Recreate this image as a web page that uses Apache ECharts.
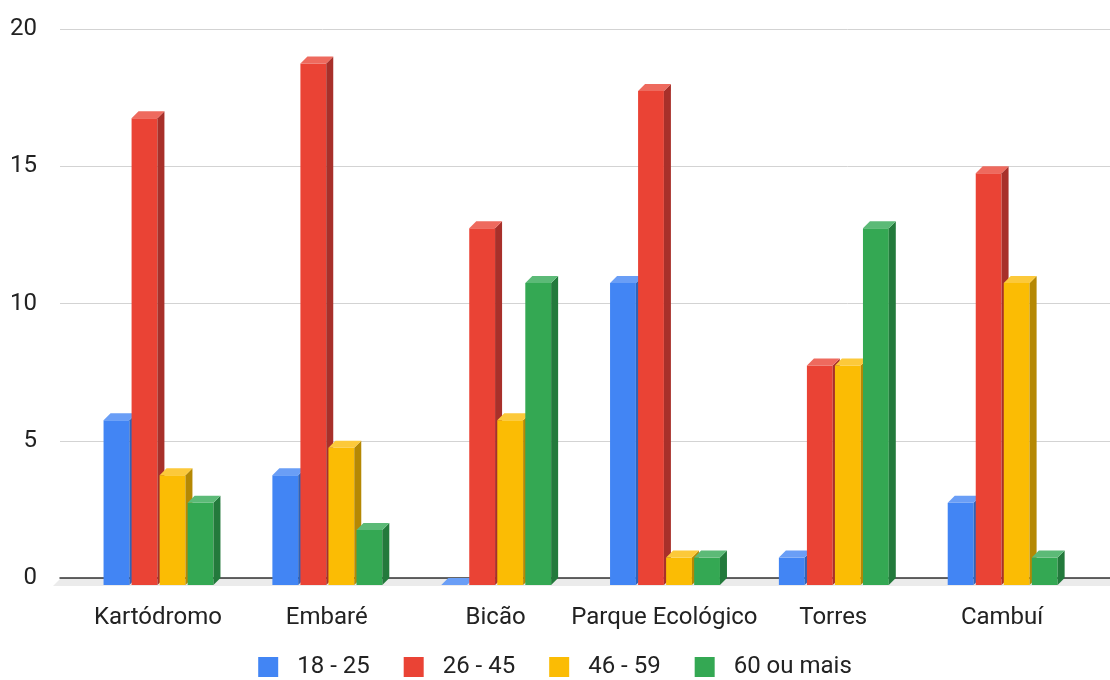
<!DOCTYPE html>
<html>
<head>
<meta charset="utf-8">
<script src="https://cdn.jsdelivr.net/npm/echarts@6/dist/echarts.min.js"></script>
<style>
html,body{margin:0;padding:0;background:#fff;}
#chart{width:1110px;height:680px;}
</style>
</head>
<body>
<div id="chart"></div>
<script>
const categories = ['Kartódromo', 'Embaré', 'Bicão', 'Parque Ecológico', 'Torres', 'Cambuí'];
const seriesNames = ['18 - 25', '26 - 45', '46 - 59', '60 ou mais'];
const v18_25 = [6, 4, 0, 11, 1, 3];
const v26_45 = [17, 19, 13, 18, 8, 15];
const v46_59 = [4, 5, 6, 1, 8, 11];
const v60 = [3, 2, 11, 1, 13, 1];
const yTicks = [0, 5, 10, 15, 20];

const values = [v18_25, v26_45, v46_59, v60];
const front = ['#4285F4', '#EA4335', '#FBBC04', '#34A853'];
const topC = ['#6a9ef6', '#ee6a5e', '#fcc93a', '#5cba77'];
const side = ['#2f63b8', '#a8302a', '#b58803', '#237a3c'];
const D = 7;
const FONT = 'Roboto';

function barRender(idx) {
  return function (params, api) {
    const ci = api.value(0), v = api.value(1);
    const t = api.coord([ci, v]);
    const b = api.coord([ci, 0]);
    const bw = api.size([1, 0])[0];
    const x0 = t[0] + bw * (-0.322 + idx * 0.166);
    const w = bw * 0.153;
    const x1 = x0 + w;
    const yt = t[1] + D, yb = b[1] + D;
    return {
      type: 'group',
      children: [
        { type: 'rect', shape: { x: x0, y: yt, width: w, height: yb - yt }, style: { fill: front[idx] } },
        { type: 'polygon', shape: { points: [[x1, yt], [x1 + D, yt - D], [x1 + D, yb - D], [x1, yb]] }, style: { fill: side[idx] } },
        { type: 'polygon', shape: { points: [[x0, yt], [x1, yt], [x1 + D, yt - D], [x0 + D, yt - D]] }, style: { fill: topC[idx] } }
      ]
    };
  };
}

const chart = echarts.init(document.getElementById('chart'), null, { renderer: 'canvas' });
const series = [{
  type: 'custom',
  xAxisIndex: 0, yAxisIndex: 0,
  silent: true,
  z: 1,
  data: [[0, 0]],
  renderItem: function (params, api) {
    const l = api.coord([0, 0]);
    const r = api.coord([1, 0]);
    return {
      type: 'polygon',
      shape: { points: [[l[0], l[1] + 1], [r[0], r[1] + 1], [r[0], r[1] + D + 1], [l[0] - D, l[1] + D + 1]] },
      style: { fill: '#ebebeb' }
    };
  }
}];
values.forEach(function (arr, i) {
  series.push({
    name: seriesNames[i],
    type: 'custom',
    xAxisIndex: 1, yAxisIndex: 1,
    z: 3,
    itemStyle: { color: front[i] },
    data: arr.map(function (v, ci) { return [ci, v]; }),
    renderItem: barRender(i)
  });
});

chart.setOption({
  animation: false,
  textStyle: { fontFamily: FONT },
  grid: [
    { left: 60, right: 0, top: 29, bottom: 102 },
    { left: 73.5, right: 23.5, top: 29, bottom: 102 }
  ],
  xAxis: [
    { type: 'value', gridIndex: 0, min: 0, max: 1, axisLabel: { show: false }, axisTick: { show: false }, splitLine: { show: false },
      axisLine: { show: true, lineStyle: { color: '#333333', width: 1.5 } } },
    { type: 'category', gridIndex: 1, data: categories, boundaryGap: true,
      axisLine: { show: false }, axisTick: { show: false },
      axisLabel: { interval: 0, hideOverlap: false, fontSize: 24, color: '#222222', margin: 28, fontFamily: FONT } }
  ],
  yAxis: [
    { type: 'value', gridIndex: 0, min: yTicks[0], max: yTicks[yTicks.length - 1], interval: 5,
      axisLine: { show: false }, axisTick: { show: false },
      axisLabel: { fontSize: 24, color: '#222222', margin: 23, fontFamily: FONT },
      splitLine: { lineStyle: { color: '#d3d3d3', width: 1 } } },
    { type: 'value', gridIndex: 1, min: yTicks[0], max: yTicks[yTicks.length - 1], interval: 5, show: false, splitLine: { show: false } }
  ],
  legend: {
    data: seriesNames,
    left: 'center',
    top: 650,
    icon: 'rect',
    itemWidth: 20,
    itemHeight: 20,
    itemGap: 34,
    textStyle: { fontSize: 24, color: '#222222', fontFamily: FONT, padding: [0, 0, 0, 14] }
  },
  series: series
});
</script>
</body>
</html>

Exercise objective:
Every line above should be returned exactly; the pictures stay out.

Full solution:
Recreate this image as a web page that uses Apache ECharts.
<!DOCTYPE html>
<html>
<head>
<meta charset="utf-8">
<script src="https://cdn.jsdelivr.net/npm/echarts@6/dist/echarts.min.js"></script>
<style>
html,body{margin:0;padding:0;background:#fff;}
#chart{width:1110px;height:680px;}
</style>
</head>
<body>
<div id="chart"></div>
<script>
const categories = ['Kartódromo', 'Embaré', 'Bicão', 'Parque Ecológico', 'Torres', 'Cambuí'];
const seriesNames = ['18 - 25', '26 - 45', '46 - 59', '60 ou mais'];
const v18_25 = [6, 4, 0, 11, 1, 3];
const v26_45 = [17, 19, 13, 18, 8, 15];
const v46_59 = [4, 5, 6, 1, 8, 11];
const v60 = [3, 2, 11, 1, 13, 1];
const yTicks = [0, 5, 10, 15, 20];

const values = [v18_25, v26_45, v46_59, v60];
const front = ['#4285F4', '#EA4335', '#FBBC04', '#34A853'];
const topC = ['#6a9ef6', '#ee6a5e', '#fcc93a', '#5cba77'];
const side = ['#2f63b8', '#a8302a', '#b58803', '#237a3c'];
const D = 7;
const FONT = 'Roboto';

function barRender(idx) {
  return function (params, api) {
    const ci = api.value(0), v = api.value(1);
    const t = api.coord([ci, v]);
    const b = api.coord([ci, 0]);
    const bw = api.size([1, 0])[0];
    const x0 = t[0] + bw * (-0.322 + idx * 0.166);
    const w = bw * 0.153;
    const x1 = x0 + w;
    const yt = t[1] + D, yb = b[1] + D;
    return {
      type: 'group',
      children: [
        { type: 'rect', shape: { x: x0, y: yt, width: w, height: yb - yt }, style: { fill: front[idx] } },
        { type: 'polygon', shape: { points: [[x1, yt], [x1 + D, yt - D], [x1 + D, yb - D], [x1, yb]] }, style: { fill: side[idx] } },
        { type: 'polygon', shape: { points: [[x0, yt], [x1, yt], [x1 + D, yt - D], [x0 + D, yt - D]] }, style: { fill: topC[idx] } }
      ]
    };
  };
}

const chart = echarts.init(document.getElementById('chart'), null, { renderer: 'canvas' });
const series = [{
  type: 'custom',
  xAxisIndex: 0, yAxisIndex: 0,
  silent: true,
  z: 1,
  data: [[0, 0]],
  renderItem: function (params, api) {
    const l = api.coord([0, 0]);
    const r = api.coord([1, 0]);
    return {
      type: 'polygon',
      shape: { points: [[l[0], l[1] + 1], [r[0], r[1] + 1], [r[0], r[1] + D + 1], [l[0] - D, l[1] + D + 1]] },
      style: { fill: '#ebebeb' }
    };
  }
}];
values.forEach(function (arr, i) {
  series.push({
    name: seriesNames[i],
    type: 'custom',
    xAxisIndex: 1, yAxisIndex: 1,
    z: 3,
    itemStyle: { color: front[i] },
    data: arr.map(function (v, ci) { return [ci, v]; }),
    renderItem: barRender(i)
  });
});

chart.setOption({
  animation: false,
  textStyle: { fontFamily: FONT },
  grid: [
    { left: 60, right: 0, top: 29, bottom: 102 },
    { left: 73.5, right: 23.5, top: 29, bottom: 102 }
  ],
  xAxis: [
    { type: 'value', gridIndex: 0, min: 0, max: 1, axisLabel: { show: false }, axisTick: { show: false }, splitLine: { show: false },
      axisLine: { show: true, lineStyle: { color: '#333333', width: 1.5 } } },
    { type: 'category', gridIndex: 1, data: categories, boundaryGap: true,
      axisLine: { show: false }, axisTick: { show: false },
      axisLabel: { interval: 0, hideOverlap: false, fontSize: 24, color: '#222222', margin: 28, fontFamily: FONT } }
  ],
  yAxis: [
    { type: 'value', gridIndex: 0, min: yTicks[0], max: yTicks[yTicks.length - 1], interval: 5,
      axisLine: { show: false }, axisTick: { show: false },
      axisLabel: { fontSize: 24, color: '#222222', margin: 23, fontFamily: FONT },
      splitLine: { lineStyle: { color: '#d3d3d3', width: 1 } } },
    { type: 'value', gridIndex: 1, min: yTicks[0], max: yTicks[yTicks.length - 1], interval: 5, show: false, splitLine: { show: false } }
  ],
  legend: {
    data: seriesNames,
    left: 'center',
    top: 650,
    icon: 'rect',
    itemWidth: 20,
    itemHeight: 20,
    itemGap: 34,
    textStyle: { fontSize: 24, color: '#222222', fontFamily: FONT, padding: [0, 0, 0, 14] }
  },
  series: series
});
</script>
</body>
</html>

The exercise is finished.